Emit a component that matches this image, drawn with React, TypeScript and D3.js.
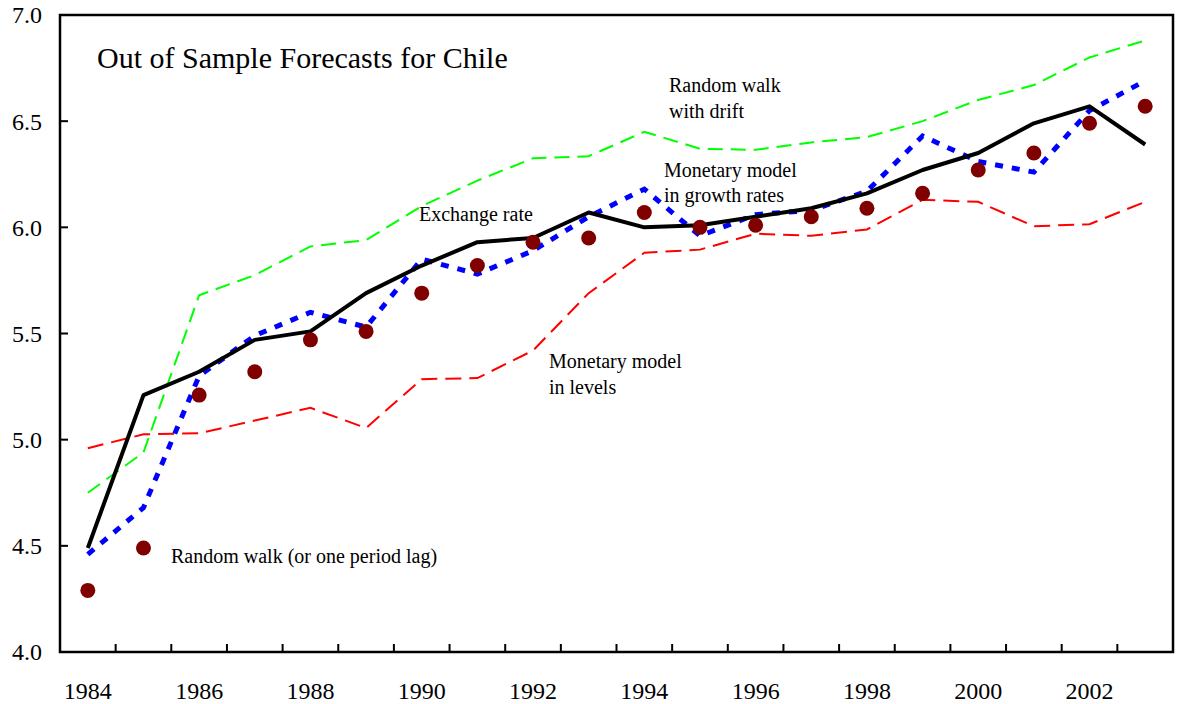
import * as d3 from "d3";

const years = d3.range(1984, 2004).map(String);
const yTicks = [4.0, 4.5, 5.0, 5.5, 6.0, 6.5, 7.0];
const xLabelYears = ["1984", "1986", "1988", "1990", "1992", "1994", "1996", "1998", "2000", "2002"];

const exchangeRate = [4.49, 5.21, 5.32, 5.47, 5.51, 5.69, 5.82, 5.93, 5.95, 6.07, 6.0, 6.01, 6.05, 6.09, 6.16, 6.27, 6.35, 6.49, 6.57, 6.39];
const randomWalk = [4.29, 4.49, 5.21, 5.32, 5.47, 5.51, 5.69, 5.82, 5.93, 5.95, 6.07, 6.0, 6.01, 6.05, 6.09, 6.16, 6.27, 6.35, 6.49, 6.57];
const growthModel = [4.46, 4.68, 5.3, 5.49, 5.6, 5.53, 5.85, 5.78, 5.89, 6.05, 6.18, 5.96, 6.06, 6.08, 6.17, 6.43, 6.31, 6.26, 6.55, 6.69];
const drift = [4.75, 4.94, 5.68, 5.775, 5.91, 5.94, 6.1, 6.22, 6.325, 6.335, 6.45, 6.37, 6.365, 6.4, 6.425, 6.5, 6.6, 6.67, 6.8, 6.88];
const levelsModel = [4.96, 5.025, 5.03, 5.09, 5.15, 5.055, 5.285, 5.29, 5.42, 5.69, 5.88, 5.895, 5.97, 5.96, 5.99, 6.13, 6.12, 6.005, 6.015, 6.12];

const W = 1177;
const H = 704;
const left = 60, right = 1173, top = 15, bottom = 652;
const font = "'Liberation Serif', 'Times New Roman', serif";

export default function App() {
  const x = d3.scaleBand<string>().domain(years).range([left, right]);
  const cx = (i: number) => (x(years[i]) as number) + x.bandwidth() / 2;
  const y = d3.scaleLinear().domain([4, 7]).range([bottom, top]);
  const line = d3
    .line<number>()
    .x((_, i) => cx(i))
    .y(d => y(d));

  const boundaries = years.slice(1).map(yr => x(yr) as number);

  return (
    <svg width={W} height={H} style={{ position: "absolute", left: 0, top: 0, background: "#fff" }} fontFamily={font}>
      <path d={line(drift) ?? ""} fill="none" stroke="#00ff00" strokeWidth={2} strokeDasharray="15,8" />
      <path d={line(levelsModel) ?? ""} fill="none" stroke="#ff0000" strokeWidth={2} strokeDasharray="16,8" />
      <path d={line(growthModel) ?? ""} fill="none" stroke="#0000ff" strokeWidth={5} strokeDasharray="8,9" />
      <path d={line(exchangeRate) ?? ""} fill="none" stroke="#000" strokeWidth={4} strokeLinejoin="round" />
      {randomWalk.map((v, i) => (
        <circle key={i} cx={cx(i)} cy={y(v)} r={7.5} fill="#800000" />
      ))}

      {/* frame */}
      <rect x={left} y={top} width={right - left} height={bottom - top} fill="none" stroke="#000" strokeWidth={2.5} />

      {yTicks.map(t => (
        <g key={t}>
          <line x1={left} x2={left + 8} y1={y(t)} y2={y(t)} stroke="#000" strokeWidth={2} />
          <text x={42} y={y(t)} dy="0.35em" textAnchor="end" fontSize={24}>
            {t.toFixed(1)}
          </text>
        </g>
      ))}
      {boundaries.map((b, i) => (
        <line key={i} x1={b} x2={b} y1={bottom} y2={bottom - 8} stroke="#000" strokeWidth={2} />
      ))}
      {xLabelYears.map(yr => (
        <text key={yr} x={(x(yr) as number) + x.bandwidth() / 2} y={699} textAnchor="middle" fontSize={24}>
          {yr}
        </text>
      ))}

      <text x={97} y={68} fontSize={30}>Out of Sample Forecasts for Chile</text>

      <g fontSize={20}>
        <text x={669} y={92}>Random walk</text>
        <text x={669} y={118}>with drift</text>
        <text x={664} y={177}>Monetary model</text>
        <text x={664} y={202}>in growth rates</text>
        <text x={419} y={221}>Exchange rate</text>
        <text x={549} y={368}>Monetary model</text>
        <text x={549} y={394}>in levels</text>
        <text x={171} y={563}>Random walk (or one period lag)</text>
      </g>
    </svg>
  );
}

━━━━━━━━━━━━━━━━━━━━

WRITTEN PROBLEM: Reproduce exactly the run of lines that opens the listing and closes with the line holding "Serif', 'Times New". Pictures are excluded.

SOLVED EXERCISE:
Emit a component that matches this image, drawn with React, TypeScript and D3.js.
import * as d3 from "d3";

const years = d3.range(1984, 2004).map(String);
const yTicks = [4.0, 4.5, 5.0, 5.5, 6.0, 6.5, 7.0];
const xLabelYears = ["1984", "1986", "1988", "1990", "1992", "1994", "1996", "1998", "2000", "2002"];

const exchangeRate = [4.49, 5.21, 5.32, 5.47, 5.51, 5.69, 5.82, 5.93, 5.95, 6.07, 6.0, 6.01, 6.05, 6.09, 6.16, 6.27, 6.35, 6.49, 6.57, 6.39];
const randomWalk = [4.29, 4.49, 5.21, 5.32, 5.47, 5.51, 5.69, 5.82, 5.93, 5.95, 6.07, 6.0, 6.01, 6.05, 6.09, 6.16, 6.27, 6.35, 6.49, 6.57];
const growthModel = [4.46, 4.68, 5.3, 5.49, 5.6, 5.53, 5.85, 5.78, 5.89, 6.05, 6.18, 5.96, 6.06, 6.08, 6.17, 6.43, 6.31, 6.26, 6.55, 6.69];
const drift = [4.75, 4.94, 5.68, 5.775, 5.91, 5.94, 6.1, 6.22, 6.325, 6.335, 6.45, 6.37, 6.365, 6.4, 6.425, 6.5, 6.6, 6.67, 6.8, 6.88];
const levelsModel = [4.96, 5.025, 5.03, 5.09, 5.15, 5.055, 5.285, 5.29, 5.42, 5.69, 5.88, 5.895, 5.97, 5.96, 5.99, 6.13, 6.12, 6.005, 6.015, 6.12];

const W = 1177;
const H = 704;
const left = 60, right = 1173, top = 15, bottom = 652;
const font = "'Liberation Serif', 'Times New Roman', serif";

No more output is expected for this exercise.